— Begin Given data —

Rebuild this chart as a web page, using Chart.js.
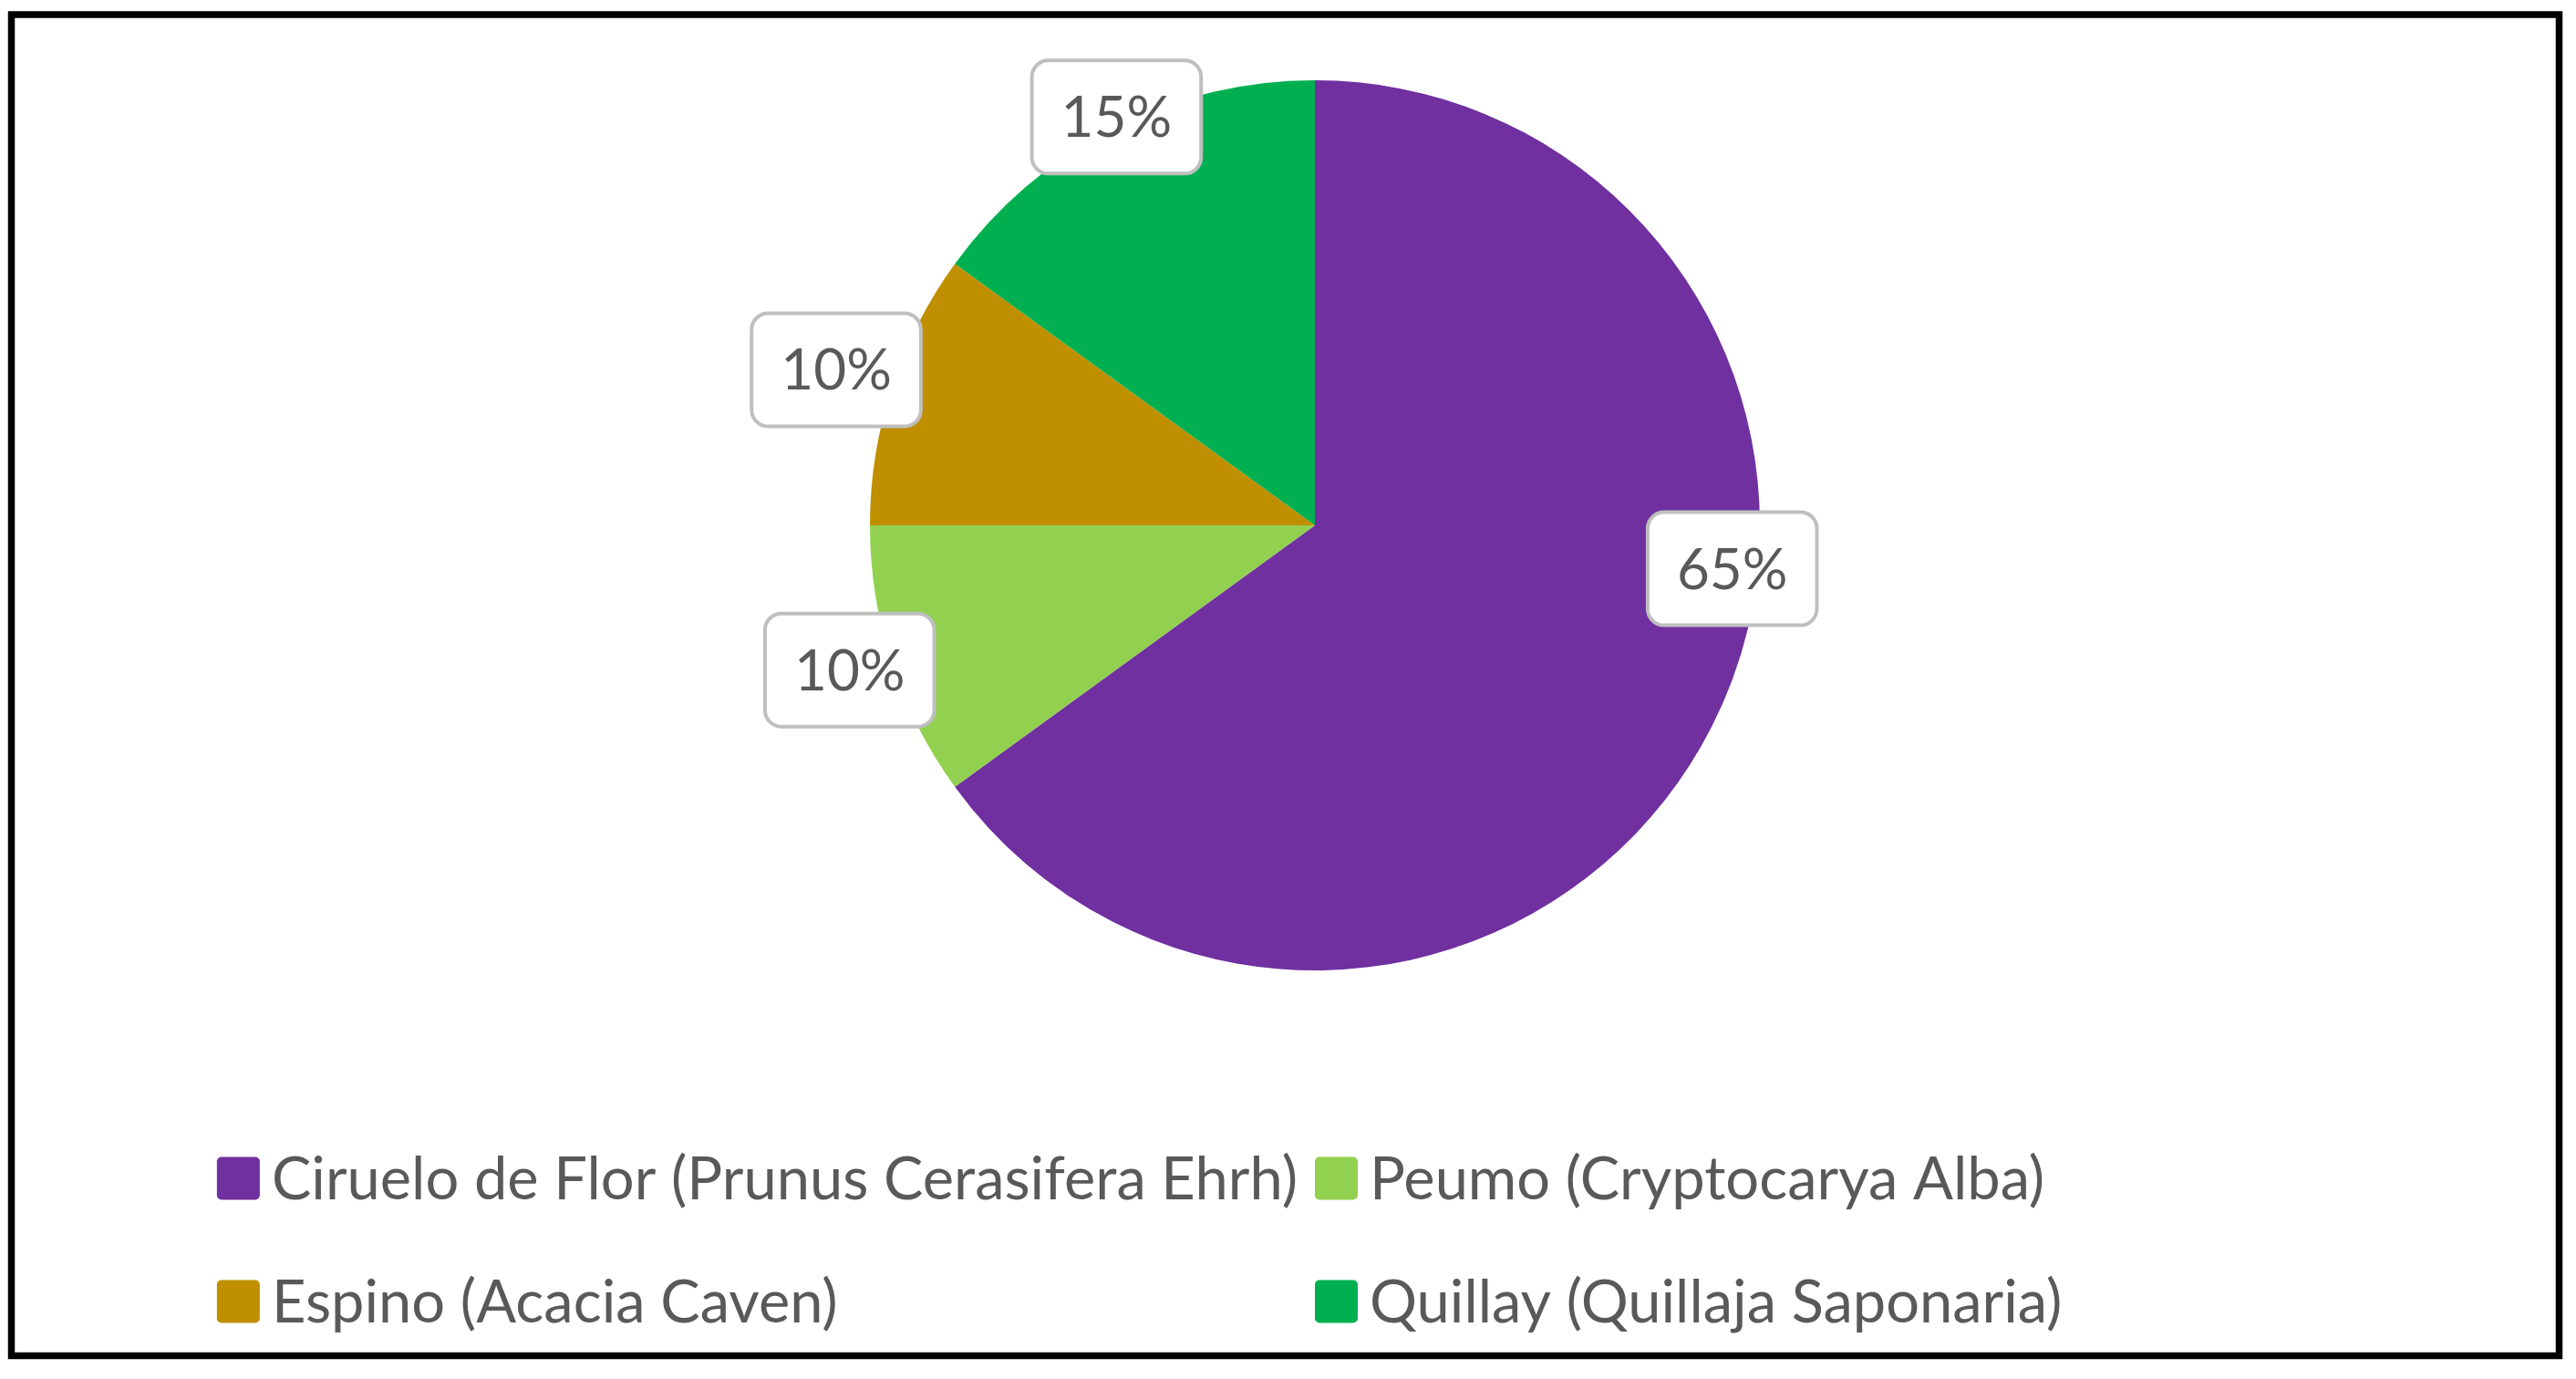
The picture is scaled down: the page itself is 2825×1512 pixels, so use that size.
<!DOCTYPE html>
<html>
<head>
<meta charset="utf-8">
<script src="https://cdn.jsdelivr.net/npm/chart.js@4.4.1/dist/chart.umd.min.js"></script>
<style>
  html, body { margin: 0; padding: 0; background: #fff; }
  canvas { display: block; }
</style>
</head>
<body>
<canvas id="especiesPie" width="2825" height="1512"></canvas>
<script>
(() => {
  // datos del gráfico
  const categories = [
    "Ciruelo de Flor (Prunus Cerasifera Ehrh)",
    "Peumo (Cryptocarya Alba)",
    "Espino (Acacia Caven)",
    "Quillay (Quillaja Saponaria)"
  ];
  const shares = [65, 10, 10, 15];
  const sliceColors = ["#7030A0", "#92D050", "#BF8F00", "#00B050"];

  const FONT = "Lato, 'Open Sans', sans-serif";
  const TEXT_COLOR = "#595959";

  // marco negro alrededor del gráfico
  const framePlugin = {
    id: "frame",
    afterDraw: (chart) => {
      const ctx = chart.ctx;
      ctx.save();
      ctx.strokeStyle = "#000";
      ctx.lineWidth = 7.5;
      ctx.strokeRect(12.5, 16, 2794, 1470.5);
      ctx.restore();
    }
  };

  // etiquetas con porcentaje dentro de cajas redondeadas
  const boxLabelPlugin = {
    id: "boxLabels",
    afterDatasetsDraw: (chart, args, opts) => {
      const ctx = chart.ctx;
      const meta = chart.getDatasetMeta(0);
      const data = chart.data.datasets[0].data;
      ctx.save();
      ctx.font = opts.size + "px " + FONT;
      ctx.textAlign = "center";
      ctx.textBaseline = "middle";
      meta.data.forEach((arc, i) => {
        const p = arc.getProps(["x", "y", "startAngle", "endAngle", "outerRadius"], true);
        const a = p.startAngle + (p.endAngle - p.startAngle) * opts.along[i];
        const r = p.outerRadius * opts.out[i];
        const cx = p.x + Math.cos(a) * r;
        const cy = p.y + Math.sin(a) * r;
        const txt = data[i] + "%";
        const w = ctx.measureText(txt).width + 64;
        const h = 124;
        ctx.beginPath();
        ctx.roundRect(cx - w / 2, cy - h / 2, w, h, 18);
        ctx.fillStyle = "#fff";
        ctx.fill();
        ctx.lineWidth = 4;
        ctx.strokeStyle = "#BFBFBF";
        ctx.stroke();
        ctx.fillStyle = TEXT_COLOR;
        ctx.fillText(txt, cx, cy + 2);
      });
      ctx.restore();
    }
  };

  // leyenda en dos columnas (como Excel)
  const gridLegendPlugin = {
    id: "gridLegend",
    afterDraw: (chart, args, opts) => {
      const ctx = chart.ctx;
      const labels = chart.data.labels;
      const colors = chart.data.datasets[0].backgroundColor;
      ctx.save();
      ctx.font = opts.size + "px " + FONT;
      ctx.textBaseline = "middle";
      const itemW = Math.max(...labels.map(l => ctx.measureText(l).width)) + opts.box + opts.gap + opts.colGap;
      const cols = 2;
      const area = chart.chartArea;
      const startX = (area.left + area.right) / 2 - (itemW * cols) / 2;
      labels.forEach((label, i) => {
        const col = i % cols;
        const row = Math.floor(i / cols);
        const x = startX + col * itemW;
        const y = area.bottom + opts.top + row * opts.rowH;
        ctx.fillStyle = colors[i];
        ctx.beginPath();
        ctx.roundRect(x, y - opts.box / 2, opts.box, opts.box, 5);
        ctx.fill();
        ctx.fillStyle = TEXT_COLOR;
        ctx.fillText(label, x + opts.box + opts.gap, y + 2);
      });
      ctx.restore();
    }
  };

  new Chart(document.getElementById("especiesPie"), {
    type: "pie",
    data: {
      labels: categories,
      datasets: [{
        data: shares,
        backgroundColor: sliceColors,
        borderWidth: 0,
        hoverOffset: 0
      }]
    },
    options: {
      responsive: false,
      animation: false,
      layout: {
        padding: { top: 88, bottom: 448, left: 59, right: 0 }
      },
      plugins: {
        legend: { display: false },
        tooltip: { enabled: false },
        boxLabels: {
          size: 62,
          along: [0.41, 0.52, 0.5, 0.52],
          out: [0.943, 1.095, 1.131, 1.02]
        },
        gridLegend: {
          size: 65,
          box: 47,
          gap: 13,
          colGap: 19,
          top: 228,
          rowH: 135
        }
      }
    },
    plugins: [boxLabelPlugin, gridLegendPlugin, framePlugin]
  });
})();
</script>
</body>
</html>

— End Given data —

Problem to solve
Make an exact copy of the data above, pictures excluded.

Output of the exercise
Rebuild this chart as a web page, using Chart.js.
The picture is scaled down: the page itself is 2825×1512 pixels, so use that size.
<!DOCTYPE html>
<html>
<head>
<meta charset="utf-8">
<script src="https://cdn.jsdelivr.net/npm/chart.js@4.4.1/dist/chart.umd.min.js"></script>
<style>
  html, body { margin: 0; padding: 0; background: #fff; }
  canvas { display: block; }
</style>
</head>
<body>
<canvas id="especiesPie" width="2825" height="1512"></canvas>
<script>
(() => {
  // datos del gráfico
  const categories = [
    "Ciruelo de Flor (Prunus Cerasifera Ehrh)",
    "Peumo (Cryptocarya Alba)",
    "Espino (Acacia Caven)",
    "Quillay (Quillaja Saponaria)"
  ];
  const shares = [65, 10, 10, 15];
  const sliceColors = ["#7030A0", "#92D050", "#BF8F00", "#00B050"];

  const FONT = "Lato, 'Open Sans', sans-serif";
  const TEXT_COLOR = "#595959";

  // marco negro alrededor del gráfico
  const framePlugin = {
    id: "frame",
    afterDraw: (chart) => {
      const ctx = chart.ctx;
      ctx.save();
      ctx.strokeStyle = "#000";
      ctx.lineWidth = 7.5;
      ctx.strokeRect(12.5, 16, 2794, 1470.5);
      ctx.restore();
    }
  };

  // etiquetas con porcentaje dentro de cajas redondeadas
  const boxLabelPlugin = {
    id: "boxLabels",
    afterDatasetsDraw: (chart, args, opts) => {
      const ctx = chart.ctx;
      const meta = chart.getDatasetMeta(0);
      const data = chart.data.datasets[0].data;
      ctx.save();
      ctx.font = opts.size + "px " + FONT;
      ctx.textAlign = "center";
      ctx.textBaseline = "middle";
      meta.data.forEach((arc, i) => {
        const p = arc.getProps(["x", "y", "startAngle", "endAngle", "outerRadius"], true);
        const a = p.startAngle + (p.endAngle - p.startAngle) * opts.along[i];
        const r = p.outerRadius * opts.out[i];
        const cx = p.x + Math.cos(a) * r;
        const cy = p.y + Math.sin(a) * r;
        const txt = data[i] + "%";
        const w = ctx.measureText(txt).width + 64;
        const h = 124;
        ctx.beginPath();
        ctx.roundRect(cx - w / 2, cy - h / 2, w, h, 18);
        ctx.fillStyle = "#fff";
        ctx.fill();
        ctx.lineWidth = 4;
        ctx.strokeStyle = "#BFBFBF";
        ctx.stroke();
        ctx.fillStyle = TEXT_COLOR;
        ctx.fillText(txt, cx, cy + 2);
      });
      ctx.restore();
    }
  };

  // leyenda en dos columnas (como Excel)
  const gridLegendPlugin = {
    id: "gridLegend",
    afterDraw: (chart, args, opts) => {
      const ctx = chart.ctx;
      const labels = chart.data.labels;
      const colors = chart.data.datasets[0].backgroundColor;
      ctx.save();
      ctx.font = opts.size + "px " + FONT;
      ctx.textBaseline = "middle";
      const itemW = Math.max(...labels.map(l => ctx.measureText(l).width)) + opts.box + opts.gap + opts.colGap;
      const cols = 2;
      const area = chart.chartArea;
      const startX = (area.left + area.right) / 2 - (itemW * cols) / 2;
      labels.forEach((label, i) => {
        const col = i % cols;
        const row = Math.floor(i / cols);
        const x = startX + col * itemW;
        const y = area.bottom + opts.top + row * opts.rowH;
        ctx.fillStyle = colors[i];
        ctx.beginPath();
        ctx.roundRect(x, y - opts.box / 2, opts.box, opts.box, 5);
        ctx.fill();
        ctx.fillStyle = TEXT_COLOR;
        ctx.fillText(label, x + opts.box + opts.gap, y + 2);
      });
      ctx.restore();
    }
  };

  new Chart(document.getElementById("especiesPie"), {
    type: "pie",
    data: {
      labels: categories,
      datasets: [{
        data: shares,
        backgroundColor: sliceColors,
        borderWidth: 0,
        hoverOffset: 0
      }]
    },
    options: {
      responsive: false,
      animation: false,
      layout: {
        padding: { top: 88, bottom: 448, left: 59, right: 0 }
      },
      plugins: {
        legend: { display: false },
        tooltip: { enabled: false },
        boxLabels: {
          size: 62,
          along: [0.41, 0.52, 0.5, 0.52],
          out: [0.943, 1.095, 1.131, 1.02]
        },
        gridLegend: {
          size: 65,
          box: 47,
          gap: 13,
          colGap: 19,
          top: 228,
          rowH: 135
        }
      }
    },
    plugins: [boxLabelPlugin, gridLegendPlugin, framePlugin]
  });
})();
</script>
</body>
</html>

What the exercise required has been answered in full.